Nevertheless, those special cases are the exception, not the rule. Most of the time the pattern matching really is just a more convenient switch statement.
I'm not sure what your experience is, but this seems to differ from mine (lots of recent Haskell experience, some dated OCaml).
I agree that matching on multiple levels in one statement isn't common, if that's what you were talking about. But performing bindings in a match is very common, and not something that's part of a switch statement (except in those languages where a switch statement is doing pattern matching more generally anyway).
Yes, I was just trying to say that matching on multiple levels is rarer. I agree with you that automatically binding new variables is the best part of pattern matching.
My examples were deliberately dumb, but I’ve certainly use this ability to pattern match at arbitrary depth innumerable times. It most commonly appears when looking at a tuple of N values, and I want to enumerate specific pairings of values.
Nevertheless, if that was the only benefit of it, one might argue it’d be more of a party trick. But it’s simply one more facet of a very powerful, simple-to-use technique for expressing how your code reacts to the shape of your data.
I’m curious how much exposure you’ve had to languages which support it — you might find it more useful than you think.

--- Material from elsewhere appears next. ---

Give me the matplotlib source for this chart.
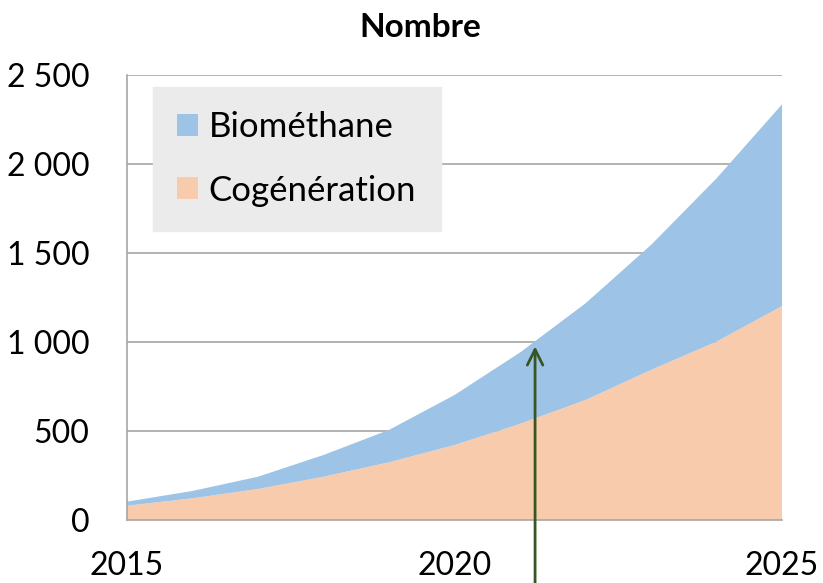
import matplotlib
matplotlib.use("Agg")
import matplotlib.pyplot as plt

plt.rcParams['font.family'] = ['Lato', 'DejaVu Sans']

# Data
years = [2015, 2016, 2017, 2018, 2019, 2020, 2021, 2022, 2023, 2024, 2025]
cogeneration = [80, 122, 174, 243, 324, 421, 540, 674, 843, 1002, 1202]
biomethane = [23, 41, 69, 122, 182, 281, 401, 543, 702, 917, 1133]
y_ticks = [0, 500, 1000, 1500, 2000, 2500]
y_labels = ["0", "500", "1 000", "1 500", "2 000", "2 500"]
x_ticks = [2015, 2020, 2025]
arrow_year = 2021.23
arrow_top = 975
arrow_bottom = -360

fig = plt.figure(figsize=(8.23, 5.83), dpi=100)
ax = fig.add_axes([0.1543, 0.1081, 0.7959, 0.7633])

ax.stackplot(years, cogeneration, biomethane,
             colors=["#f8cbad", "#9dc3e6"],
             labels=["Cogénération", "Biométhane"])

ax.set_xlim(2015, 2025)
ax.set_ylim(0, 2500)
ax.set_yticks(y_ticks)
ax.set_yticklabels(y_labels)
ax.set_xticks(x_ticks)
ax.tick_params(length=0, labelsize=23)
ax.tick_params(axis='y', pad=27)
ax.tick_params(axis='x', pad=22)
ax.grid(axis='y', color="#a6a6a6", linewidth=1.2)
ax.set_axisbelow(True)
for side in ['top', 'right']:
    ax.spines[side].set_visible(False)
for side in ['left', 'bottom']:
    ax.spines[side].set_color("#a6a6a6")
    ax.spines[side].set_linewidth(1.2)

# title sits a bit left of the plot centre, like the original
fig.text(420 / 823, 1 - 37 / 583, "Nombre", fontsize=24, fontweight='bold',
         ha='center', va='baseline')

handles, labels = ax.get_legend_handles_labels()
leg = ax.legend(handles[::-1], labels[::-1], loc='upper left',
                bbox_to_anchor=(0.04, 0.973), fontsize=25,
                frameon=True, fancybox=False, facecolor="#ebebeb",
                edgecolor="#ebebeb", framealpha=1,
                handlelength=0.6, handleheight=0.6, handletextpad=0.3,
                labelspacing=0.9, borderpad=0.7, borderaxespad=0)

ax.annotate("", xy=(arrow_year, arrow_top), xytext=(arrow_year, arrow_bottom),
            arrowprops=dict(arrowstyle="->", color="#375623", lw=2.0,
                            mutation_scale=28, shrinkA=0, shrinkB=0),
            annotation_clip=False)

fig.savefig("out.png", dpi=100)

I find it often winds up clearer to pull things into multiple case statements, especially as the code grows more complicated. That said, there may be a difference in what we 're meaning by "most of the time," so let's be more precise. IME, most Haskell programmers will encounter use cases for multi-level matches (beyond simply pulling the first couple elements off a list) a small number of times per week (maybe month, depending on the programmer), whereas they're typically writing a case statement some number of times per hour.
I wouldn't call it a party trick, but I also wouldn't say it's the most common use of case by a long shot. I don't expect that you disagree.
I find that Haskell (both mine and that of others) involves a lot less pattern matching than ReasonML, since control flow is often expressed by type classes. Unfortunately, these are lacking in reasonml, and I think that might contribute to why you tend to see more explicit pattern matching there. But maybe that’s an incorrect impression. In either case, it’s not common all the time, but neither is it particularly rare.